I do wonder if people would be more accepting of my choice not to have children, or my awkwardness around children, if I was male. When I was younger, I used to be involved in childfree communities on Livejournal back in the day, as I wanted to meet other women who felt the same way as me, and the communities were predominantly female, and so many of the women in the groups had had relatives being perturbed that they didn’t want kids, or even, in some cases, treating them as they were somehow not real women. Women are supposed to be maternal and love kids and be happy to sacrifice everything for them. What so you mean, you don’t want children? You selfish bitch, you’ll change your mind one day, you were a child once, you’re just bitter because no man will want to fuck you, no-one will take care of you when you’re older, the most powerful thing a woman can do is bear children, you’re a failure as a woman, and so on. Oddly enough, I never heard the same accusations being levelled at childfree men. Somehow, a man not wanting kids was fine. I abandoned the childfree label for several reasons which are not relevant, but at the time, those groups were therapeutic for me and it was also a relief to discover that several friends of mine, some cis women, some genderqueer,  didn’t want kids either.

At university, the man I obsessed over got into an argument with me about children.
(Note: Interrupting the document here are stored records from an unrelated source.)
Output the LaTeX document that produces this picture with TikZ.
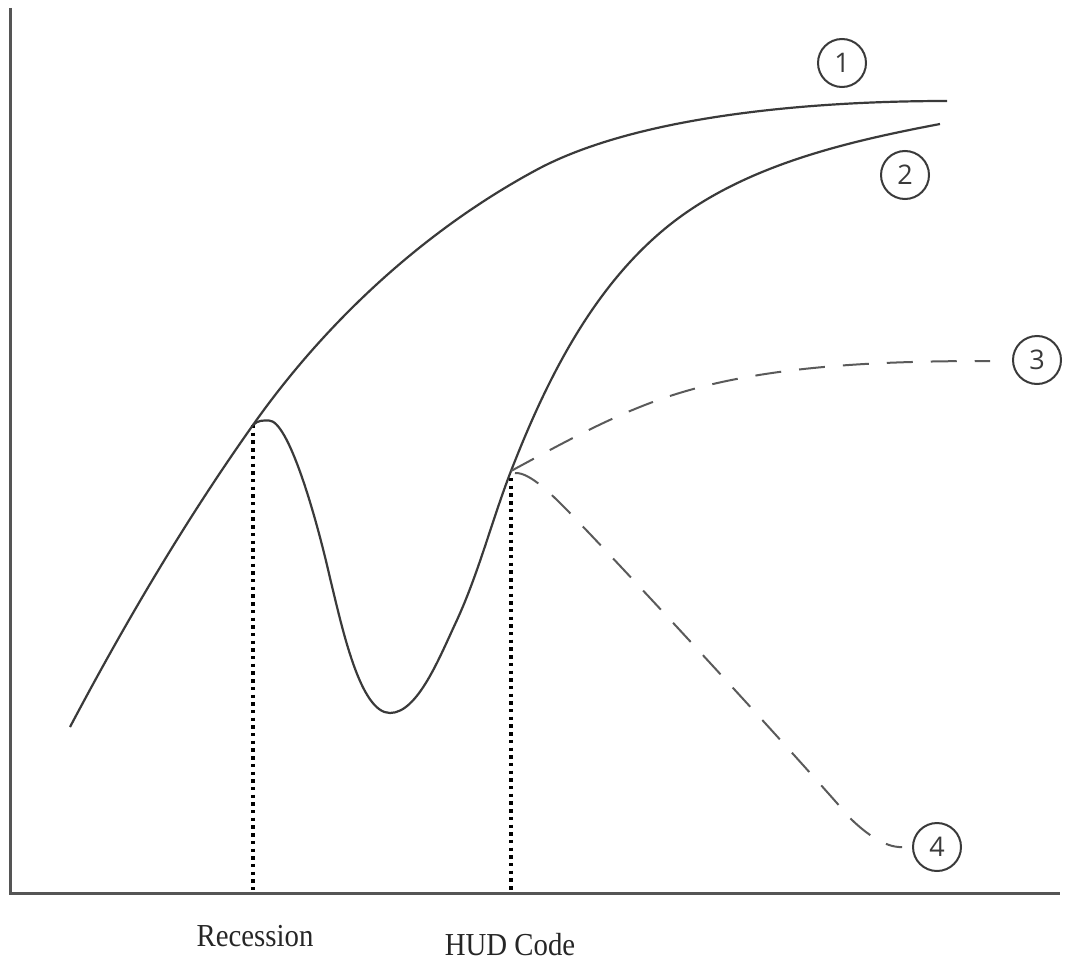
\documentclass[tikz,border=0pt]{standalone}
\usepackage{fontspec}
\usepackage{graphicx}
\setmainfont{Liberation Serif}
\newfontfamily\digitfont{Open Sans}
\definecolor{curvecol}{HTML}{3A3A3A}
\definecolor{dashcol}{HTML}{5A5A5A}
\definecolor{axiscol}{HTML}{555555}
\tikzset{
  axisline/.style={draw=axiscol, line width=3pt},
  solidcurve/.style={draw=curvecol, line width=2.2pt, line join=round},
  dashcurve/.style={draw=dashcol, line width=2pt, dash pattern=on 26pt off 18pt},
  dotline/.style={draw=black, line width=3.4pt, dash pattern=on 3.4pt off 4.3pt},
  numcircle/.style={circle, draw=curvecol, line width=2pt, minimum size=48pt, inner sep=0pt,
     font=\digitfont\fontsize{27}{32}\selectfont, text=curvecol},
  axislabel/.style={anchor=base, inner sep=0pt, font=\fontsize{32}{38}\selectfont, text=black!85}
}
\begin{document}
\begin{tikzpicture}[x=1pt, y=-1pt]
\useasboundingbox (0,0) rectangle (1078,960);
% axes
\coordinate (ytop) at (10,8);
\coordinate (orig) at (10,893);
\coordinate (xend) at (1060,893);
\draw[axisline] (ytop) -- (orig) -- (xend);
% key points
\coordinate (rec) at (253,425);
\coordinate (hud) at (511,471);
\coordinate (recbase) at (253,891);
\coordinate (hudbase) at (511,891);
\coordinate (hudtop) at (511,478);
% dotted verticals
\draw[dotline] (rec) -- (recbase);
\draw[dotline] (hudtop) -- (hudbase);
% curve 1
\draw[solidcurve] (70,727) .. controls (125,623) and (185,521) .. (rec)
  .. controls (327,320) and (427,228) .. (540,168)
  .. controls (640,116) and (809,101) .. (947,101);
% curve 2
\draw[solidcurve] (rec) .. controls (258,420) and (263,420.5) .. (269,420.5)
  .. controls (288,420.5) and (315,512) .. (330,578)
  .. controls (342,627) and (360,713) .. (390,713)
  .. controls (418,713) and (440,656) .. (457,620)
  .. controls (479,572) and (492,520) .. (hud)
  .. controls (546,381) and (592,288) .. (667,227)
  .. controls (742,166) and (845,142) .. (940,124);
% dashed 3
\draw[dashcurve] (hud) .. controls (561,444) and (613,415) .. (667,397)
  .. controls (762,365) and (882,361) .. (990,361);
% dashed 4
\draw[dashcurve] (515,473) .. controls (530,472) and (553,496) .. (567,510)
  .. controls (630,575) and (791,750) .. (850,818)
  .. controls (864,832) and (885,848) .. (902,847);
% numbered circles
\node[numcircle] (n1) at (842,63) {1};
\node[numcircle] (n2) at (905,175) {2};
\node[numcircle] (n3) at (1037,360) {3};
\node[numcircle] (n4) at (937,847) {4};
% axis labels
\node[axislabel] (lrec) at (255,946) {\scalebox{0.9}[1]{Recession}};
\node[axislabel] (lhud) at (510,955) {\scalebox{0.9}[1]{HUD Code}};
\end{tikzpicture}
\end{document}
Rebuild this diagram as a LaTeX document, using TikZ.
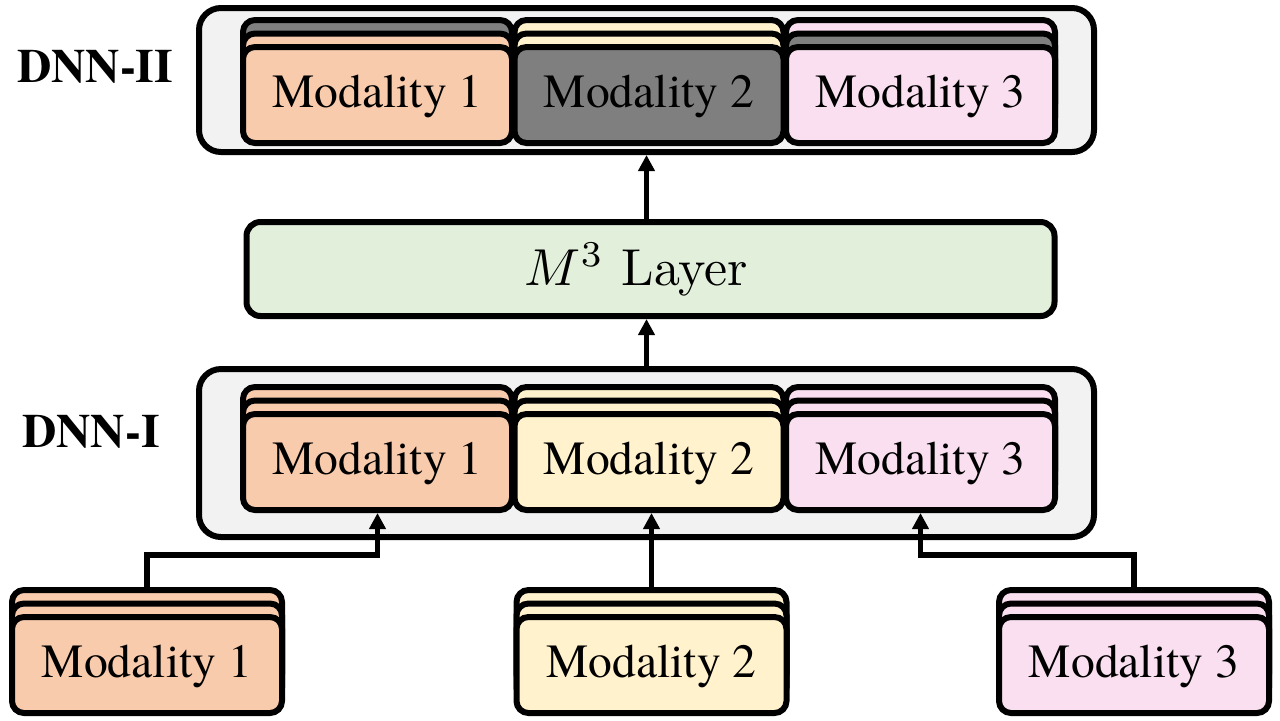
\RequirePackage{fix-cm}
\documentclass[tikz,border=0pt]{standalone}
\usepackage{fontspec}
\setmainfont{texgyretermes}[Extension=.otf, UprightFont=*-regular, BoldFont=*-bold, ItalicFont=*-italic, BoldItalicFont=*-bolditalic]
\newfontfamily\lmr{Latin Modern Roman}
\usetikzlibrary{arrows.meta}
\definecolor{peach}{HTML}{F8CBAD}
\definecolor{ylw}{HTML}{FFF2CC}
\definecolor{pnk}{HTML}{F9DFF0}
\definecolor{gry}{HTML}{7F7F7F}
\definecolor{outerg}{HTML}{F2F2F2}
\definecolor{grn}{HTML}{E2EFDA}
\tikzset{
  modbox/.style={draw=black, line width=3pt, rounded corners=6pt, minimum width=134.5pt,
    minimum height=48pt, inner sep=0pt, text depth=4pt, font=\rmfamily\fontsize{23.8}{28}\selectfont},
  inbox/.style={modbox, minimum width=135pt},
  grpbox/.style={draw=black, line width=3pt, fill=outerg, rounded corners=11pt,
    minimum width=447.5pt, inner sep=0pt},
  lyrbox/.style={draw=black, line width=3pt, fill=grn, rounded corners=7pt,
    minimum width=404pt, minimum height=47pt, inner sep=0pt},
  arr/.style={line width=2.8pt, -{Triangle[width=8pt,length=8pt]}},
  grplabel/.style={font=\rmfamily\bfseries\fontsize{23.8}{28}\selectfont, text depth=0pt}
}
% name, style, cx, ytop of back layer, back colour, middle colour, front colour, text
\newcommand\mstack[8]{%
  \node[#2, fill=#5, anchor=north] (#1c) at (#3,#4) {};
  \node[#2, fill=#6, anchor=north] (#1b) at (#3,#4+13.5) {};
  \node[#2, fill=#7, anchor=north] (#1) at (#3,#4+27) {#8};
}
\begin{document}
\begin{tikzpicture}[x=0.5pt, y=-0.5pt]
\useasboundingbox (0,0) rectangle (1280,720);

% group boxes
\node[grpbox, minimum height=72pt] (dnn2) at (646.5,80) {};
\node[grpbox, minimum height=84pt] (dnn1) at (646.5,453) {};
\node[lyrbox] (m3) at (650.5,269) {};
\node[anchor=base, inner sep=0pt] (m3t) at (636.5,285) {\scalebox{2.6}{\lmr\fontsize{10}{12}\selectfont $M^3$ Layer}};

% labels
\node[grplabel] (l2) at (95,66) {DNN-II};
\node[grplabel] (l1) at (91,431) {DNN-I};

% DNN-II stacks
\mstack{e1}{modbox}{377.5}{17}{gry}{peach}{peach}{Modality 1}
\mstack{e2}{modbox}{649}{17}{ylw}{ylw}{gry}{Modality 2}
\mstack{e3}{modbox}{920.5}{17}{pnk}{gry}{pnk}{Modality 3}

% DNN-I stacks
\mstack{d1}{modbox}{377.5}{384}{peach}{peach}{peach}{Modality 1}
\mstack{d2}{modbox}{649}{384}{ylw}{ylw}{ylw}{Modality 2}
\mstack{d3}{modbox}{920.5}{384}{pnk}{pnk}{pnk}{Modality 3}

% inputs
\mstack{in1}{inbox}{147}{587}{peach}{peach}{peach}{Modality 1}
\mstack{in2}{inbox}{651.5}{587}{ylw}{ylw}{ylw}{Modality 2}
\mstack{in3}{inbox}{1134}{587}{pnk}{pnk}{pnk}{Modality 3}

% connectors
\coordinate (j) at (0,555);
\draw[arr] (in1c.north) -- (in1c.north |- j) -| (d1.south);
\draw[arr] (in2c.north) -- (in2c.north |- d2.south);
\draw[arr] (in3c.north) -- (in3c.north |- j) -| (d3.south);
\draw[arr] (dnn1.north) -- (dnn1.north |- m3.south);
\draw[arr] (m3.north -| dnn2.south) -- (dnn2.south);
\end{tikzpicture}
\end{document}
He said that getting sterilised was an irreversible process (no shit, sherlock), and that his mum wanted daughters, but look how that worked out (he has two brothers). My last boyfriend also wanted kids, and in retrospect, I wonder if our relationship would have crumbled over this if I hadn’t dumped him. I don’t think I could even be a stepmother; I wouldn’t want to inflict myself on other people’s kids. My ex-stepsister lived with us for a period in 2003 and she brought her young daughter with her, and any maternal feelings I may have had died there and then. Constantly being asked what I was doing and not being able to take a shit in peace drove me up the wall. Put bluntly, I would be a fucking rubbish mother, I am too unpredictable and temperamental and used to having my own routine and space and not having to compromise, and no child should ever have to suffer having me as a parent. I hate living with people, and living on my own was a very big leap for me because I’d spent so long living with first my family and then various housemates, and it made me realise how much I needed my own space and my own life. Anyone can be a parent in the biological sense, but not every parent is good at the job.

If Jack ever has kids, I’m happy to be an auntie to them. However, that’s as far as it goes. I do not want children and I do not think I could be a good mother. I’m not putting myself down. I’m simply stating a fact. It does not make me less of a woman or less of a human being.